The Music Video Interlude: A Crime Against Continuity

Let’s talk again about that music video, because it deserves its own fossil record. In the middle of the movie, without warning, a punk band appears to perform a song about God knows what. It’s loud, pointless, and feels like watching a cutscene from a video game made by people who hate you.

It serves no narrative purpose, contributes nothing to the tone, and exists solely to pad the runtime — which is alreadyonly 52 minutes. When you have to add filler to a movie shorter than an episode of Succession, you know you’re in trouble.


The Legacy (Pun Intended)

To be fair, there’s a certain scrappy charm to the fact that B.C. Butcher even exists. Kansas Bowling was a teenager making her first film, and that’s impressive. Unfortunately, her debut was shepherded by Troma — a company that treats filmmaking the way cavemen treated fire: dangerous, messy, and mostly accidental.

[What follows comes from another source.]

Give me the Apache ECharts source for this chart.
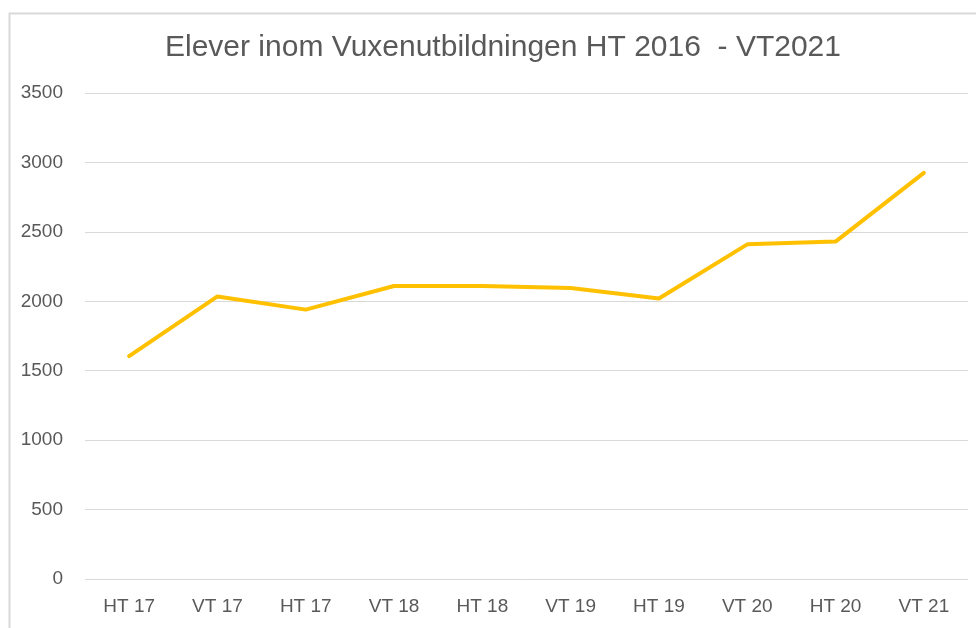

With a different producer, B.C. Butcher might have been a cult gem — a goofy, creative passion project. Under Kaufman’s greasy thumb, it’s just another self-congratulatory trash heap marketed as “so bad it’s good.”

Spoiler alert: it’s mostly just bad.


Final Verdict: 2/10 — Extinct on Arrival

B.C. Butcher wants to be the Evil Dead of prehistoric slashers. Instead, it’s the cinematic equivalent of a mammoth turd preserved in amber.

The acting is atrocious, the pacing nonexistent, and the humor flatter than a saber-toothed pancake. It’s not even “fun bad” — it’s painful bad.

Unless you’re a diehard Troma masochist or you lost a bet, there’s no reason to subject yourself to this fossilized fiasco. The only real horror here is realizing Lloyd Kaufman is still making movies.

If there’s a silver lining, it’s that Kansas Bowling has nowhere to go but up. But as for B.C. Butcher?

Let’s just say it belongs right where it started — buried in the Stone Age, and preferably under six feet of permafrost.